◆ Provided data
·····

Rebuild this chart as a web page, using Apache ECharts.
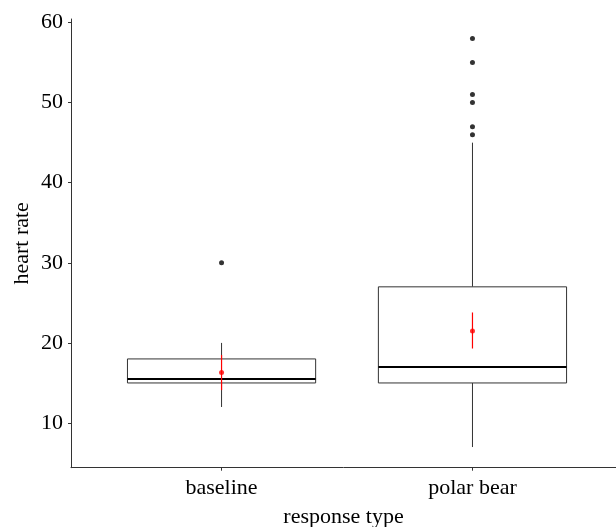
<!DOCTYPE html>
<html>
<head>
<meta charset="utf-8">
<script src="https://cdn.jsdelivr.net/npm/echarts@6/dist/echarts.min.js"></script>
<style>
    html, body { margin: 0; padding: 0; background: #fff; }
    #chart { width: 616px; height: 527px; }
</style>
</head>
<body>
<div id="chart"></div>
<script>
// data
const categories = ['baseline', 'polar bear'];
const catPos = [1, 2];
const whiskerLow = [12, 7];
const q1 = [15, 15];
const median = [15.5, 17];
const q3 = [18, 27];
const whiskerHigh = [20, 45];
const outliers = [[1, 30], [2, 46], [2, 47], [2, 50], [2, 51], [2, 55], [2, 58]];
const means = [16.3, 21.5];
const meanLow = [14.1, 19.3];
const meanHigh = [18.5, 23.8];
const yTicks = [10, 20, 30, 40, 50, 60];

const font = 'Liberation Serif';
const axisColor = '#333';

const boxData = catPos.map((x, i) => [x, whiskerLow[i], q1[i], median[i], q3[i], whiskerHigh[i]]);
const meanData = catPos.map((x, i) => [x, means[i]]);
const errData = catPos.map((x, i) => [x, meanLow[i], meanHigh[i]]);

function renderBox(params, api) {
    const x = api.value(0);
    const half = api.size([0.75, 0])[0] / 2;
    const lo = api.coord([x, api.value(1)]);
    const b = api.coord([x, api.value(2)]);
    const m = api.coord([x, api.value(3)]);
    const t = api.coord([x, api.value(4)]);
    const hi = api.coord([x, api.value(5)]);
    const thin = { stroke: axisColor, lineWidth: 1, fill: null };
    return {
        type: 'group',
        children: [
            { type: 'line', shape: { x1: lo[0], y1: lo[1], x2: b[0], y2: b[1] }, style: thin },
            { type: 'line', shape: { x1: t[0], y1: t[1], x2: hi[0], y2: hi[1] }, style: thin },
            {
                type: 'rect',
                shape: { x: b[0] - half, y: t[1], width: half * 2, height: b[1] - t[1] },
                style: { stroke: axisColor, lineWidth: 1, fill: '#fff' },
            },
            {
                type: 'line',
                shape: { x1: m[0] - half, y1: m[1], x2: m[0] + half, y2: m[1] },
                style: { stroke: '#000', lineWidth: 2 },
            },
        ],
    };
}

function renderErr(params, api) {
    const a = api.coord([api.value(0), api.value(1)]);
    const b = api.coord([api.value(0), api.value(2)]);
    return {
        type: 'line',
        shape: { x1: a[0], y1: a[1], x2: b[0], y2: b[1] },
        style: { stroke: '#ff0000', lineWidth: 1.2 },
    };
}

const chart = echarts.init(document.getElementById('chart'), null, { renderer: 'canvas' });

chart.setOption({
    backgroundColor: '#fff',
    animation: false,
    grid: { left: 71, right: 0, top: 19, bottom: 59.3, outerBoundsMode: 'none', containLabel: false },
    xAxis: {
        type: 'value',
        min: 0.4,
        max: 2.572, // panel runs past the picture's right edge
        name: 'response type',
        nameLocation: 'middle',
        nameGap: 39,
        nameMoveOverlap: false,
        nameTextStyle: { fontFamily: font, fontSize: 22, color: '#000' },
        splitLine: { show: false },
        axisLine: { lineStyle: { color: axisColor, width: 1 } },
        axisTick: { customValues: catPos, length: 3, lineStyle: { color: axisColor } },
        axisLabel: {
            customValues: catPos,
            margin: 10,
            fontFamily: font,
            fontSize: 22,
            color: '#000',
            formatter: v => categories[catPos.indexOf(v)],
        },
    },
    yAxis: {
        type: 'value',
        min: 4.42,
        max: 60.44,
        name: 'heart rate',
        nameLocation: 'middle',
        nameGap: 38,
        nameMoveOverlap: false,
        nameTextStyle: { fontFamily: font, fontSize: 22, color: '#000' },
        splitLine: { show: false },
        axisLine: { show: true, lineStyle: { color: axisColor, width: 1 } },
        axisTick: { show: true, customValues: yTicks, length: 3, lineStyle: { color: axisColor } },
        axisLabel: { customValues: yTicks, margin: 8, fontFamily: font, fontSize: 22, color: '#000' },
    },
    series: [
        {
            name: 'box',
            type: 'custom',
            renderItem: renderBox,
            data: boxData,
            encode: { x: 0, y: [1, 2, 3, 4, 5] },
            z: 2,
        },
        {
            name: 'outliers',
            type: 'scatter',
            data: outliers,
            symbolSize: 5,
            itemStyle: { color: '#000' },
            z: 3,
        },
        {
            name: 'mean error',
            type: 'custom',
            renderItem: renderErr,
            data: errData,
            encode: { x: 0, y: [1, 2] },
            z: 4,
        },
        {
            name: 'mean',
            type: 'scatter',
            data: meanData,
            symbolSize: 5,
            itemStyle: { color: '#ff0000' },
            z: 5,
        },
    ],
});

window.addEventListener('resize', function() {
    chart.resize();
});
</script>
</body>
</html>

·····

◆ Work instructions
Word for word, quote the lines above. Omit the pictures.

◆ Answer
Rebuild this chart as a web page, using Apache ECharts.
<!DOCTYPE html>
<html>
<head>
<meta charset="utf-8">
<script src="https://cdn.jsdelivr.net/npm/echarts@6/dist/echarts.min.js"></script>
<style>
    html, body { margin: 0; padding: 0; background: #fff; }
    #chart { width: 616px; height: 527px; }
</style>
</head>
<body>
<div id="chart"></div>
<script>
// data
const categories = ['baseline', 'polar bear'];
const catPos = [1, 2];
const whiskerLow = [12, 7];
const q1 = [15, 15];
const median = [15.5, 17];
const q3 = [18, 27];
const whiskerHigh = [20, 45];
const outliers = [[1, 30], [2, 46], [2, 47], [2, 50], [2, 51], [2, 55], [2, 58]];
const means = [16.3, 21.5];
const meanLow = [14.1, 19.3];
const meanHigh = [18.5, 23.8];
const yTicks = [10, 20, 30, 40, 50, 60];

const font = 'Liberation Serif';
const axisColor = '#333';

const boxData = catPos.map((x, i) => [x, whiskerLow[i], q1[i], median[i], q3[i], whiskerHigh[i]]);
const meanData = catPos.map((x, i) => [x, means[i]]);
const errData = catPos.map((x, i) => [x, meanLow[i], meanHigh[i]]);

function renderBox(params, api) {
    const x = api.value(0);
    const half = api.size([0.75, 0])[0] / 2;
    const lo = api.coord([x, api.value(1)]);
    const b = api.coord([x, api.value(2)]);
    const m = api.coord([x, api.value(3)]);
    const t = api.coord([x, api.value(4)]);
    const hi = api.coord([x, api.value(5)]);
    const thin = { stroke: axisColor, lineWidth: 1, fill: null };
    return {
        type: 'group',
        children: [
            { type: 'line', shape: { x1: lo[0], y1: lo[1], x2: b[0], y2: b[1] }, style: thin },
            { type: 'line', shape: { x1: t[0], y1: t[1], x2: hi[0], y2: hi[1] }, style: thin },
            {
                type: 'rect',
                shape: { x: b[0] - half, y: t[1], width: half * 2, height: b[1] - t[1] },
                style: { stroke: axisColor, lineWidth: 1, fill: '#fff' },
            },
            {
                type: 'line',
                shape: { x1: m[0] - half, y1: m[1], x2: m[0] + half, y2: m[1] },
                style: { stroke: '#000', lineWidth: 2 },
            },
        ],
    };
}

function renderErr(params, api) {
    const a = api.coord([api.value(0), api.value(1)]);
    const b = api.coord([api.value(0), api.value(2)]);
    return {
        type: 'line',
        shape: { x1: a[0], y1: a[1], x2: b[0], y2: b[1] },
        style: { stroke: '#ff0000', lineWidth: 1.2 },
    };
}

const chart = echarts.init(document.getElementById('chart'), null, { renderer: 'canvas' });

chart.setOption({
    backgroundColor: '#fff',
    animation: false,
    grid: { left: 71, right: 0, top: 19, bottom: 59.3, outerBoundsMode: 'none', containLabel: false },
    xAxis: {
        type: 'value',
        min: 0.4,
        max: 2.572, // panel runs past the picture's right edge
        name: 'response type',
        nameLocation: 'middle',
        nameGap: 39,
        nameMoveOverlap: false,
        nameTextStyle: { fontFamily: font, fontSize: 22, color: '#000' },
        splitLine: { show: false },
        axisLine: { lineStyle: { color: axisColor, width: 1 } },
        axisTick: { customValues: catPos, length: 3, lineStyle: { color: axisColor } },
        axisLabel: {
            customValues: catPos,
            margin: 10,
            fontFamily: font,
            fontSize: 22,
            color: '#000',
            formatter: v => categories[catPos.indexOf(v)],
        },
    },
    yAxis: {
        type: 'value',
        min: 4.42,
        max: 60.44,
        name: 'heart rate',
        nameLocation: 'middle',
        nameGap: 38,
        nameMoveOverlap: false,
        nameTextStyle: { fontFamily: font, fontSize: 22, color: '#000' },
        splitLine: { show: false },
        axisLine: { show: true, lineStyle: { color: axisColor, width: 1 } },
        axisTick: { show: true, customValues: yTicks, length: 3, lineStyle: { color: axisColor } },
        axisLabel: { customValues: yTicks, margin: 8, fontFamily: font, fontSize: 22, color: '#000' },
    },
    series: [
        {
            name: 'box',
            type: 'custom',
            renderItem: renderBox,
            data: boxData,
            encode: { x: 0, y: [1, 2, 3, 4, 5] },
            z: 2,
        },
        {
            name: 'outliers',
            type: 'scatter',
            data: outliers,
            symbolSize: 5,
            itemStyle: { color: '#000' },
            z: 3,
        },
        {
            name: 'mean error',
            type: 'custom',
            renderItem: renderErr,
            data: errData,
            encode: { x: 0, y: [1, 2] },
            z: 4,
        },
        {
            name: 'mean',
            type: 'scatter',
            data: meanData,
            symbolSize: 5,
            itemStyle: { color: '#ff0000' },
            z: 5,
        },
    ],
});

window.addEventListener('resize', function() {
    chart.resize();
});
</script>
</body>
</html>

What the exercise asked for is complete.